Maybe you could offer up corrected directions and the pattern for the larger bag.


----------



## soamaryllis (Jun 5, 2012)

Thanks for the link, I love this pattern.


----------



## Grandmaknitstoo (Jul 6, 2011)

sockyarn said:


> Maybe you could offer up corrected directions and the pattern for the larger bag.

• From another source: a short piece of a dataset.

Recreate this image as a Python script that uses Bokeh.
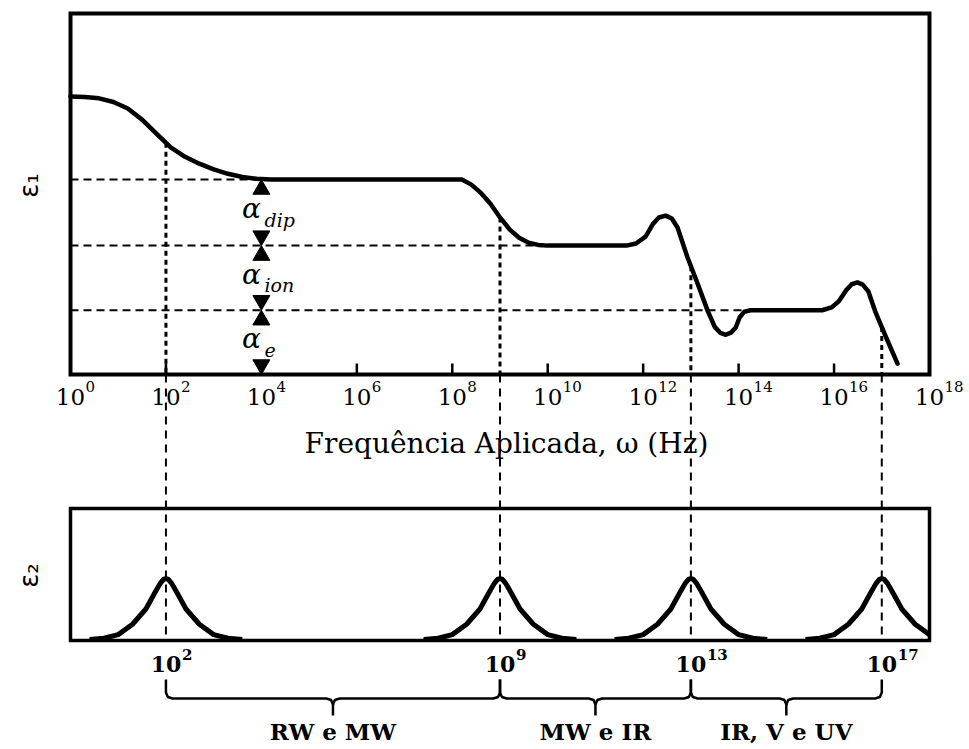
import numpy as np
from bokeh.plotting import figure
from bokeh.models import Range1d
from bokeh.core.properties import value
from bokeh.embed import file_html
from bokeh.resources import INLINE

# ---------------- data ----------------
# real part eps1 (arbitrary units, 0 = axis bottom, 100 = frame top) vs log10(frequency)
eps1_logf = [0.0, 0.3, 0.6, 0.9, 1.2, 1.5, 1.8, 2.1, 2.4, 2.7, 3.0, 3.3, 3.6, 3.9, 4.2,
             8.2, 8.4, 8.6, 8.8, 9.0, 9.2, 9.4, 9.6, 9.8, 10.0,
             11.65, 11.85, 12.05, 12.2, 12.33, 12.47, 12.6, 12.72, 12.93, 13.14, 13.35,
             13.5, 13.62, 13.73, 13.84, 13.94, 14.02, 14.12, 14.25,
             15.75, 15.95, 16.1, 16.25, 16.37, 16.49, 16.6, 16.72, 16.87, 17.12, 17.33]
eps1_vals = [77.0, 76.9, 76.5, 75.5, 73.7, 70.6, 66.7, 62.9, 60.3, 58.4, 56.8, 55.6, 54.7, 54.2, 54.0,
             54.0, 52.6, 50.3, 47.3, 43.5, 40.2, 37.9, 36.5, 35.9, 35.7,
             35.7, 36.3, 38.2, 41.6, 43.5, 44.0, 43.2, 40.7, 32.4, 25.2, 17.7,
             13.2, 11.5, 11.0, 11.6, 13.0, 15.8, 17.4, 17.8,
             17.8, 18.6, 20.3, 23.3, 25.0, 25.5, 24.9, 23.0, 17.2, 9.4, 3.0]

# plateau levels (dip, ion, e) and where each plateau begins
levels = [54.0, 35.7, 17.8]
plateau_start = [4.0, 9.7, 14.1]
alpha_x = 4.0
alpha_subs = ["dip", "ion", "e"]

# imaginary part eps2: resonance positions and a shared peak profile
resonance_logf = [2, 9, 13, 17]
resonance_labels = ["2", "9", "13", "17"]
peak_offsets = [-1.6, -1.3, -1.0, -0.7, -0.42, -0.23, -0.12, -0.05, 0.0,
                0.05, 0.12, 0.23, 0.42, 0.7, 1.0, 1.3, 1.6]
peak_shape = [0.0, 0.02, 0.08, 0.25, 0.5, 0.77, 0.92, 0.985, 1.0,
              0.985, 0.92, 0.77, 0.5, 0.25, 0.08, 0.02, 0.0]

# top axis ticks
top_ticks = [0, 2, 4, 6, 8, 10, 12, 14, 16, 18]
top_exps = ["0", "2", "4", "6", "8", "10", "12", "14", "16", "18"]

# spectral bands
band_names = ["RW e MW", "MW e IR", "IR, V e UV"]
band_start = [2, 9, 13]
band_end = [9, 13, 17]

# ---------------- layout helpers (pixels -> data) ----------------
W, H = 969, 749
PX_L, PX_R = 70, 929
PPD = (PX_R - PX_L) / 18.0
TOP_PY, BOT_PY = 13, 374
PPU = (BOT_PY - TOP_PY) / 100.0
E2_BASE_PY, E2_PEAK_PX = 639, 61.0


def X(px):
    return (px - PX_L) / PPD


def Y(py):
    return (BOT_PY - py) / PPU


p = figure(width=W, height=H, x_range=Range1d(X(0), X(W)), y_range=Range1d(Y(H), Y(0)),
           output_backend="svg", toolbar_location=None, min_border=0,
           x_axis_location=None, y_axis_location=None)
p.grid.visible = False
p.outline_line_color = None
p.background_fill_color = "white"
p.border_fill_color = "white"
p.extra_y_ranges = {"e2": Range1d(-(H - E2_BASE_PY) / E2_PEAK_PX, E2_BASE_PY / E2_PEAK_PX)}

SERIF = value("DejaVu Serif")
BLACK = "black"

# ---------- top panel ----------
p.quad(left=[0], right=[18], bottom=[0], top=[100], fill_color=None,
       line_color=BLACK, line_width=4, line_join="miter")
inner = [t for t in top_ticks if 0 < t < 18]
p.segment(x0=inner, y0=[0] * len(inner), x1=inner, y1=[Y(363)] * len(inner),
          line_color=BLACK, line_width=2.5)

# horizontal dashed guides
p.segment(x0=[0] * 3, y0=levels, x1=plateau_start, y1=levels,
          line_color=BLACK, line_width=2, line_dash="8 5")

# vertical guides from curve down to bottom panel baseline
curve_at = list(np.interp(resonance_logf, eps1_logf, eps1_vals))
p.segment(x0=resonance_logf, y0=curve_at, x1=resonance_logf, y1=[0] * 4,
          line_color=BLACK, line_width=3, line_dash="5 4")
p.segment(x0=resonance_logf, y0=[0] * 4, x1=resonance_logf, y1=[Y(E2_BASE_PY)] * 4,
          line_color=BLACK, line_width=2, line_dash="8 6")

# eps1 curve
p.line(eps1_logf, eps1_vals, line_color=BLACK, line_width=4.5,
       line_join="round", line_cap="round")

# arrows (triangle heads) between levels
TRI = 17
off = 0.577 * TRI / PPU
up_tips = levels
down_tips = levels[1:] + [0.0]
p.scatter(x=[alpha_x] * 3, y=[t - off for t in up_tips], marker="triangle",
          size=TRI, color=BLACK)
p.scatter(x=[alpha_x] * 3, y=[t + off for t in down_tips], marker="inverted_triangle",
          size=TRI, color=BLACK)

mids = [(up_tips[i] + down_tips[i]) / 2 for i in range(3)]
p.text(x=[X(251)] * 3, y=[m + 1.0 for m in mids], text=["α"] * 3,
       text_font=SERIF, text_font_style="italic", text_font_size="28px",
       text_align="center", text_baseline="middle", text_color=BLACK)
p.text(x=[X(264)] * 3, y=[m - 2.0 for m in mids], text=alpha_subs,
       text_font=SERIF, text_font_style="italic", text_font_size="19px",
       text_align="left", text_baseline="middle", text_color=BLACK)

# top tick labels
p.text(x=top_ticks, y=[Y(396)] * len(top_ticks), text=["10"] * len(top_ticks),
       text_font=SERIF, text_font_size="23px", text_align="center",
       text_baseline="middle", text_color=BLACK)
p.text(x=[t + X(PX_L + 15) for t in top_ticks], y=[Y(386)] * len(top_ticks), text=top_exps,
       text_font=SERIF, text_font_size="15px", text_align="left",
       text_baseline="middle", text_color=BLACK)

# axis title
p.text(x=[X(506)], y=[Y(443)], text=["Frequência Aplicada, ω (Hz)"],
       text_font=SERIF, text_font_size="28px", text_align="center",
       text_baseline="middle", text_color=BLACK)

# eps labels
p.text(x=[X(28)], y=[Y(185)], text=["ε₁"], angle=np.pi / 2,
       text_font=value("DejaVu Sans"), text_font_size="26px", text_align="center",
       text_baseline="middle", text_color=BLACK)
p.text(x=[X(28)], y=[Y(575)], text=["ε₂"], angle=np.pi / 2,
       text_font=value("DejaVu Sans"), text_font_size="26px", text_align="center",
       text_baseline="middle", text_color=BLACK)

# ---------- bottom panel ----------
p.quad(left=[0], right=[18], bottom=[Y(640)], top=[Y(508)], fill_color=None,
       line_color=BLACK, line_width=3.5, line_join="miter")

xs, ys = [], []
for c in resonance_logf:
    px_, py_ = [], []
    for o, s in zip(peak_offsets, peak_shape):
        if 0 <= c + o <= 18:
            px_.append(c + o)
            py_.append(s)
    xs.append(px_)
    ys.append(py_)
p.multi_line(xs=xs, ys=ys, y_range_name="e2", line_color=BLACK, line_width=5,
             line_join="round")

# bottom tick labels
p.text(x=resonance_logf, y=[Y(663)] * 4, text=["10"] * 4, text_font=SERIF,
       text_font_style="bold", text_font_size="22px", text_align="center",
       text_baseline="middle", text_color=BLACK)
p.text(x=[r + X(PX_L + 16) for r in resonance_logf], y=[Y(654)] * 4, text=resonance_labels,
       text_font=SERIF, text_font_style="bold", text_font_size="15px", text_align="left",
       text_baseline="middle", text_color=BLACK)

# braces
bx, by = [], []
yt, yh, yc, ytip = Y(679), Y(698), Y(692), Y(715)
for a, b in zip(band_start, band_end):
    m = (a + b) / 2
    bx.append([a, a, a + 0.04, a + 0.14, m - 0.14, m - 0.04, m, m])
    by.append([yt, yc, Y(696.5), yh, yh, Y(699.5), Y(704), ytip])
    bx.append([m, m + 0.04, m + 0.14, b - 0.14, b - 0.04, b, b])
    by.append([Y(704), Y(699.5), yh, yh, Y(696.5), yc, yt])
p.multi_line(xs=bx, ys=by, line_color=BLACK, line_width=2.5, line_join="round")

p.text(x=[(a + b) / 2 for a, b in zip(band_start, band_end)], y=[Y(731)] * 3,
       text=band_names, text_font=SERIF, text_font_style="bold", text_font_size="23px",
       text_align="center", text_baseline="middle", text_color=BLACK)

open("out.html", "w").write(file_html(p, INLINE))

 These notes are my corrected directions, so far. :sm01:


----------



## Grandmaknitstoo (Jul 6, 2011)

soamaryllis said:


> Thanks for the link, I love this pattern.


You are welcome.


----------



## yona (Feb 7, 2011)

Thank you for sharing.


----------



## lildeb2 (Jul 14, 2013)

That's really pretty, thank you!


----------



## Parschwab (Apr 14, 2016)

I love the color. I appreciate that you are using the nylon thread. I have a problem that I must adhere to following the directions. I find it hard to use different yarns. It probably is because the only ones I use is # 10 thread or Red Heart saver. I am afraid to venture away from them.


----------



## sockyarn (Jan 26, 2011)

Face the fear, it is only thread and should not cause death. Stiff upper lip and try a new thread any thread and just do it. You will fined there was no harm done.


Parschwab said:


> I love the color. I appreciate that you are using the nylon thread. I have a problem that I must adhere to following the directions. I find it hard to use different yarns. It probably is because the only ones I use is # 10 thread or Red Heart saver. I am afraid to venture away from them.


----------



## Grandmaknitstoo (Jul 6, 2011)

yona said:


> Thank you for sharing.


 You are welcome,enjoy !


----------



## Grandmaknitstoo (Jul 6, 2011)

lildeb2 said:


> That's really pretty, thank you!


 You are welcome,enjoy !


----------



## JoRae (Feb 5, 2013)

Wow. That is a beautiful color and will be an awesome market bag.


----------



## Grandmaknitstoo (Jul 6, 2011)

Parschwab said:


> I love the color. I appreciate that you are using the nylon thread. I have a problem that I must adhere to following the directions. I find it hard to use different yarns. It probably is because the only ones I use is # 10 thread or Red Heart saver. I am afraid to venture away from them.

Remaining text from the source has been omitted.